The truth is Jim’s vision died with Jim. The first side effect of this sale is that, in a very real way, Muppet fans are forced into the final stage of grief: acceptance. Jim Henson is dead and the Muppets will never be the same. Sounds kind of silly to say that at this point, but I think a lot of us held onto the belief that as long as Brian and his siblings were in charge we still had a part of Jim and the Muppets wouldn’t have to change, at least not too much. That was an unreasonable expectation on our part. In a way that expectation turned the past fourteen years into an agonizingly slow grieving process in which we saw, time after time, that the post-Jim Muppets have to evolve if they are to survive.
WHY DISNEY?
But what about the Fox series one asks? Truth is, we don’t know. Did someone at Fox have a brief fit of nostalgia after picking up a Best of the Muppet Show DVD? Was it an idea they kicked around for five minutes before moving on? Did Fox want a Muppet series that was too ‘edgy’ for Henson, giving Gonzo a vocabulary that would have made the series inappropriate for a young audience?
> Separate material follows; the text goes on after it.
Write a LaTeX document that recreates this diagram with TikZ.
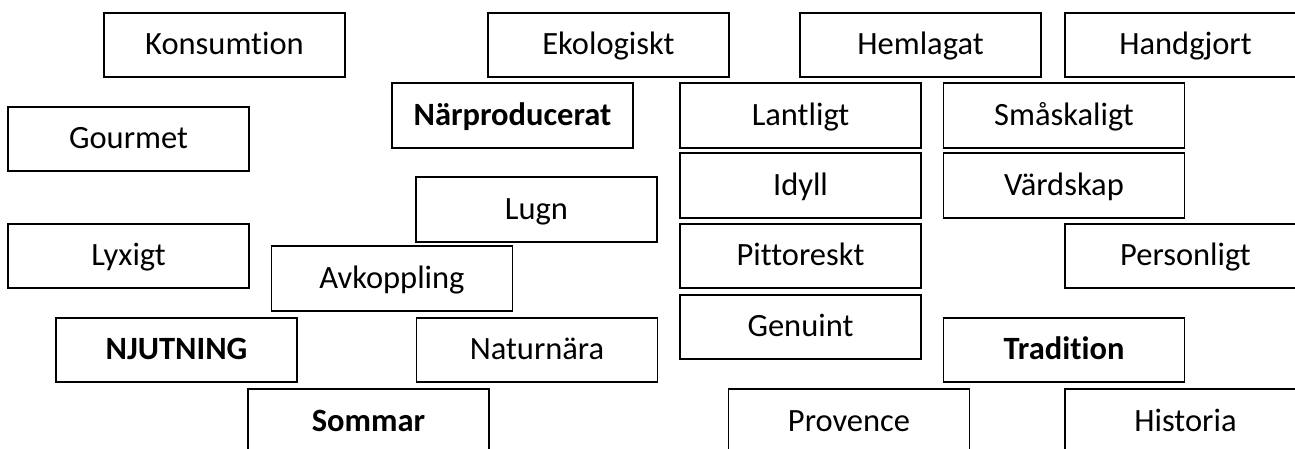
\documentclass[tikz,border=0pt]{standalone}
\usepackage{fontspec}
\setmainfont{Carlito}[Ligatures=NoCommon]
\begin{document}
\begin{tikzpicture}[x=1pt,y=-1pt,
  word/.style={draw=black, line width=1.8pt, minimum width=241pt, minimum height=64.5pt,
    inner sep=0pt, text height=23pt, text depth=4pt, font=\fontsize{32.5}{38}\selectfont},
  key/.style={word, font=\fontsize{32.5}{38}\selectfont\bfseries}]
\useasboundingbox (0,0) rectangle (1295,448);
\clip (0,0) rectangle (1295,448);
\node[word] (konsumtion) at (224.5,45) {Konsumtion};
\node[word] (ekologiskt) at (608.5,45) {Ekologiskt};
\node[word] (hemlagat) at (920.5,45) {Hemlagat};
\node[word] (handgjort) at (1185.5,45) {Handgjort};
\node[key] (narproducerat) at (512.5,115.5) {Närproducerat};
\node[word] (lantligt) at (800.5,115.5) {Lantligt};
\node[word] (smaskaligt) at (1064,115.5) {Småskaligt};
\node[word] (gourmet) at (128.5,139) {Gourmet};
\node[word] (idyll) at (800.5,185.5) {Idyll};
\node[word] (vardskap) at (1064,185.5) {Värdskap};
\node[word] (lugn) at (536.5,209.5) {Lugn};
\node[word] (lyxigt) at (128.5,256) {Lyxigt};
\node[word] (pittoreskt) at (800.5,256) {Pittoreskt};
\node[word] (personligt) at (1185.5,256) {Personligt};
\node[word] (avkoppling) at (392,278.5) {Avkoppling};
\node[word] (genuint) at (800.5,327) {Genuint};
\node[key] (njutning) at (176.5,350) {NJUTNING};
\node[word] (naturnara) at (537,350) {Naturnära};
\node[key] (tradition) at (1064,350) {Tradition};
\node[key] (sommar) at (368.5,421.5) {Sommar};
\node[word] (provence) at (849,421.5) {Provence};
\node[word] (historia) at (1185.5,421.5) {Historia};
\end{tikzpicture}
\end{document}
Did they simply decide advertisers wouldn’t pay for spots in a puppet show? Who knows. But I find it easy to believe Henson couldn’t get a series deal in today’s market. For the past fourteen years the Muppets have been in a holding pattern. The engines rev, they take a step forward, and they get blown back to the starting line. It’s time to move forward. So, without the money they needed to get the Muppets up and running again, and with the pull of their own dreams and career paths, what choice did the Henson kids have but to find a new home for the Muppets? And what homes were available? They needed a company with deep pockets. Disney has those. They needed a company with distribution and production capabilities. No one can build hype like Disney. They needed a company grounded in family entertainment. I’m not sure Disney can still do family entertainment, but Walt was a master and they have the market cornered on children’s entertainment.
When a charismatic leader is lost it is particularly hard to go on. Jim Henson could get movies made by sure will. He could throw out the script and follow his instincts, or the instincts of the amazingly talented people with whom he surrounded himself, and he could make it work. Jim Henson could turn his mother’s old coat into an internationally celebrated phenomenon who has given commencement speeches and performed for royalty. We, the fans, have to let go of the illusion that the Muppets can be what they were. They can’t. It’s been almost 14 years and it’s time to see what’s next for the Muppets. It doesn’t matter whether you like Disney or not, Disney is home now. I’m not saying I won’t cringe every time I see Disney’s Muppets or Disney presents Jim Henson’s Muppets, but it’s time to stop treading water and move into life after Jim.